Description:
Consider having the table:
CREATE TABLE `prices` (
`id_product` int(11) NOT NULL default '0',
`id_shop` mediumint(9) NOT NULL default '0',
`seton` date NOT NULL default '0000-00-00',
`price` decimal(7,2) NOT NULL default '0.00',
PRIMARY KEY (`id_product`,`id_shop`,`seton`),
KEY `id_product` (`id_product`),
KEY `id_shop` (`id_shop`),
KEY `id_shop_2` (`id_shop`, `seton`),
KEY `id_product_2` (`id_product`,`price`),
KEY `seton` (`seton`),
KEY `price` (`price`)
) ENGINE=InnoDB
(let it be a price list for a set of shops offering (optionally) intersecting set of products; every price change for every product is stored, zero price means a shop stops selling a product.

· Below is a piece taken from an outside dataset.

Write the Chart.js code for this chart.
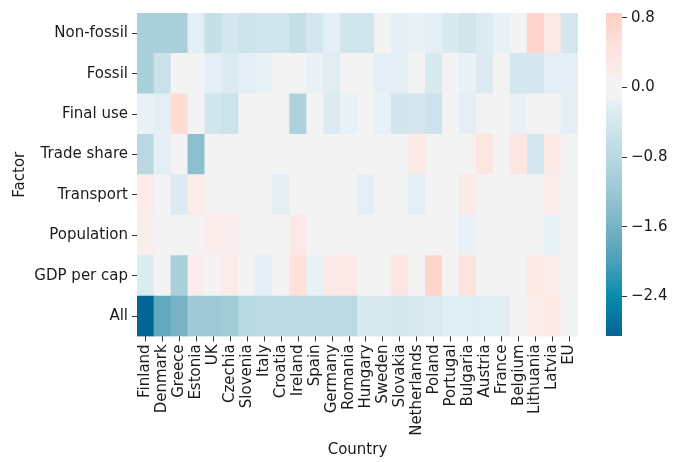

I need to query a minimal price for a specific product (120) for a date month ago).
The query is:
SELECT MIN(p.price) FROM prices p WHERE (p.id_shop, p.seton) IN (SELECT pg.id_shop, MAX(pg.seton) FROM prices pg WHERE pg.id_product = 120 AND pg.seton <= DATE_SUB(CURDATE(), INTERVAL 30 DAY) AND pg.price <> 0 GROUP BY pg.id_shop);
This query seems to run too long though both parts are fast enough.
if you run EXPLAIN
+----+--------------------+-------+-------+---------------------------------------------+---------+---------+-------+-------+--------------------------+
| id | select_type | table | type | possible_keys | key | key_len | ref | rows | Extra |
+----+--------------------+-------+-------+---------------------------------------------+---------+---------+-------+-------+--------------------------+
| 1 | PRIMARY | p | index | NULL | price | 4 | NULL | 56162 | Using where; Using index |
| 2 | DEPENDENT SUBQUERY | pg | ref | PRIMARY,id_product,id_product_2,seton,price | PRIMARY | 4 | const | 1 | Using where |
+----+--------------------+-------+-------+---------------------------------------------+---------+---------+-------+-------+--------------------------+
you'll see 3 strange things:
1) inner query is marked as "DEPENDENT SUBQUERY" though it's not
2) no key is used to optimize WHERE in outer query at all
3) inner query key choise seems to be always PRIMARY regardless of number of price records for each product (when adding price and seton keys is wise)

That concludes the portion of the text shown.